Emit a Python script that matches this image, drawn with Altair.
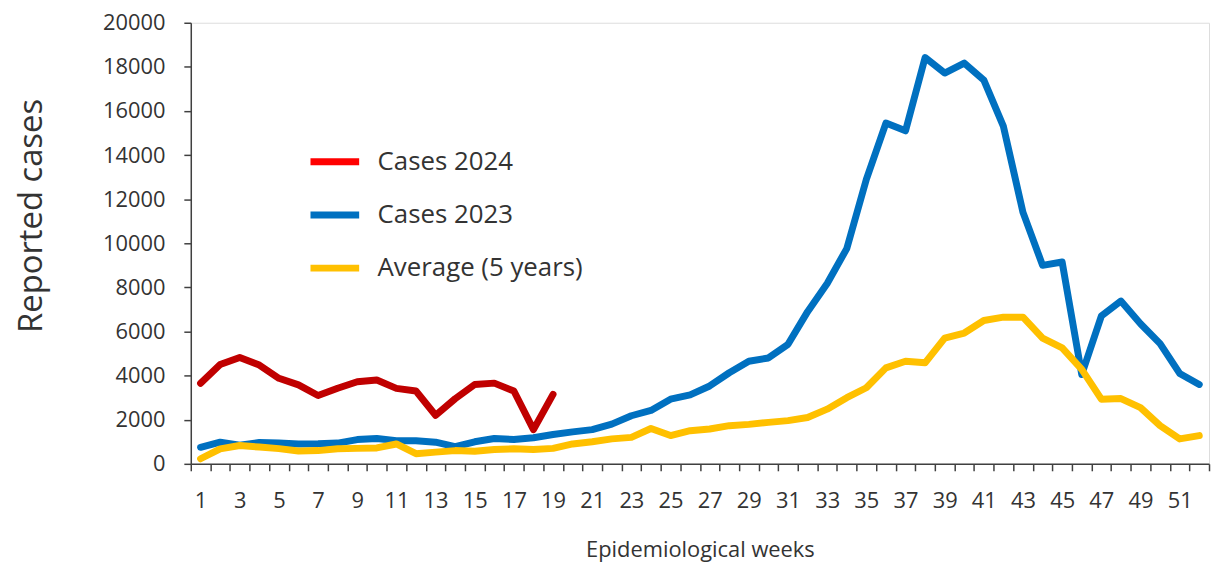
import altair as alt
import pandas as pd

weeks = list(range(1, 53))
cases_2024 = [3650, 4500, 4820, 4480, 3880, 3580, 3100, 3430, 3720, 3800, 3420, 3300,
              2200, 2950, 3600, 3660, 3300, 1550, 3150]
cases_2023 = [750, 980, 840, 970, 940, 900, 910, 940, 1100, 1150, 1050, 1050, 980, 780,
              1000, 1150, 1100, 1180, 1330, 1450, 1550, 1800, 2180, 2420, 2930, 3130,
              3530, 4130, 4650, 4800, 5420, 6900, 8180, 9760, 12900, 15450, 15100,
              18420, 17720, 18170, 17400, 15300, 11400, 9000, 9150, 4050, 6700, 7380,
              6350, 5450, 4100, 3600]
average_5y = [230, 680, 830, 760, 690, 580, 600, 680, 700, 720, 900, 460, 530, 600, 570,
              650, 680, 650, 700, 900, 1000, 1130, 1200, 1600, 1280, 1500, 1580, 1730,
              1790, 1880, 1960, 2100, 2480, 3000, 3450, 4350, 4650, 4580, 5700, 5930,
              6500, 6650, 6650, 5700, 5260, 4280, 2930, 2960, 2550, 1730, 1130, 1280]
series_names = ["Cases 2024", "Cases 2023", "Average (5 years)"]
line_colors = ["#C00000", "#0070C0", "#FFC000"]
legend_colors = ["#FF0000", "#0070C0", "#FFC000"]
y_ticks = list(range(0, 20001, 2000))

rows = []
for name, vals in zip(series_names, [cases_2024, cases_2023, average_5y]):
    for w, v in zip(weeks, vals):
        rows.append({"week": w, "cases": v, "series": name})
df = pd.DataFrame(rows)

W, H = 1025, 444
FONT = "Open Sans"
TXT = "#333333"
step = W / 52

x_enc = alt.X(
    "week:Q",
    scale=alt.Scale(domain=[0.5, 52.5], nice=False, zero=False),
    axis=alt.Axis(
        values=[i + 0.5 for i in range(53)],
        labelExpr="(datum.value % 2 == 0.5 && datum.value < 52) ? '' + (datum.value + 0.5) : ''",
        labelOffset=step / 2,
        labelOverlap=False,
        labelFlush=False,
        labelBound=False,
        labelFont=FONT, labelFontSize=22, labelColor=TXT, labelPadding=20,
        tickSize=7, tickColor="#404040", tickWidth=1.5,
        domainColor="#404040", domainWidth=1.5,
        grid=False,
        title="Epidemiological weeks",
        titleFont=FONT, titleFontSize=22, titleFontWeight="normal", titleColor=TXT,
        titleBaseline="middle", titleY=86,
    ),
)
y_enc = alt.Y(
    "cases:Q",
    scale=alt.Scale(domain=[0, 20000], nice=False),
    axis=alt.Axis(
        values=y_ticks, format="d",
        labelFont=FONT, labelFontSize=22, labelColor=TXT, labelPadding=19,
        tickSize=7, tickColor="#404040", tickWidth=1.5,
        domainColor="#404040", domainWidth=1.5,
        grid=False,
        title="Reported cases",
        titleFont=FONT, titleFontSize=33, titleFontWeight="normal", titleColor=TXT,
        titleAngle=-90, titleAlign="center", titleBaseline="middle",
        titleX=-160, titleY=194,
    ),
)

color_lines = alt.Color("series:N", scale=alt.Scale(domain=series_names, range=line_colors), legend=None)

base = alt.Chart(df)

def series_layer(name):
    return base.transform_filter(alt.datum.series == name).mark_line(
        strokeWidth=7, strokeCap="round", strokeJoin="round"
    ).encode(x=x_enc, y=y_enc, color=color_lines)

legend_layer = base.mark_line(opacity=0, strokeWidth=7).encode(
    x=x_enc, y=y_enc,
    color=alt.Color(
        "series:N",
        scale=alt.Scale(domain=series_names, range=legend_colors),
        sort=series_names,
        legend=alt.Legend(
            title=None, orient="none", legendX=117, legendY=112,
            symbolType="stroke", symbolSize=2401, symbolStrokeWidth=7, symbolOpacity=1,
            labelFont=FONT, labelFontSize=26, labelColor=TXT, labelOffset=15,
            labelLimit=0, rowPadding=11.5, padding=0,
        ),
    ),
)

chart = alt.layer(
    legend_layer,
    series_layer("Cases 2023"),
    series_layer("Average (5 years)"),
    series_layer("Cases 2024"),
).resolve_scale(color="independent").properties(
    width=W, height=H,
    padding={"left": 184, "top": 13, "right": 3, "bottom": 101},
    autosize=alt.AutoSizeParams(type="none"),
).configure_view(stroke=None).configure(background="white")

chart.save("out.html", embed_options={"renderer": "svg", "actions": False})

SHORT PROBLEM:
Copy nothing but the lines from the first one in the listing through the line with "import pandas as pd", and omit the pictures.

FINAL RESULT:
Emit a Python script that matches this image, drawn with Altair.
import altair as alt
import pandas as pd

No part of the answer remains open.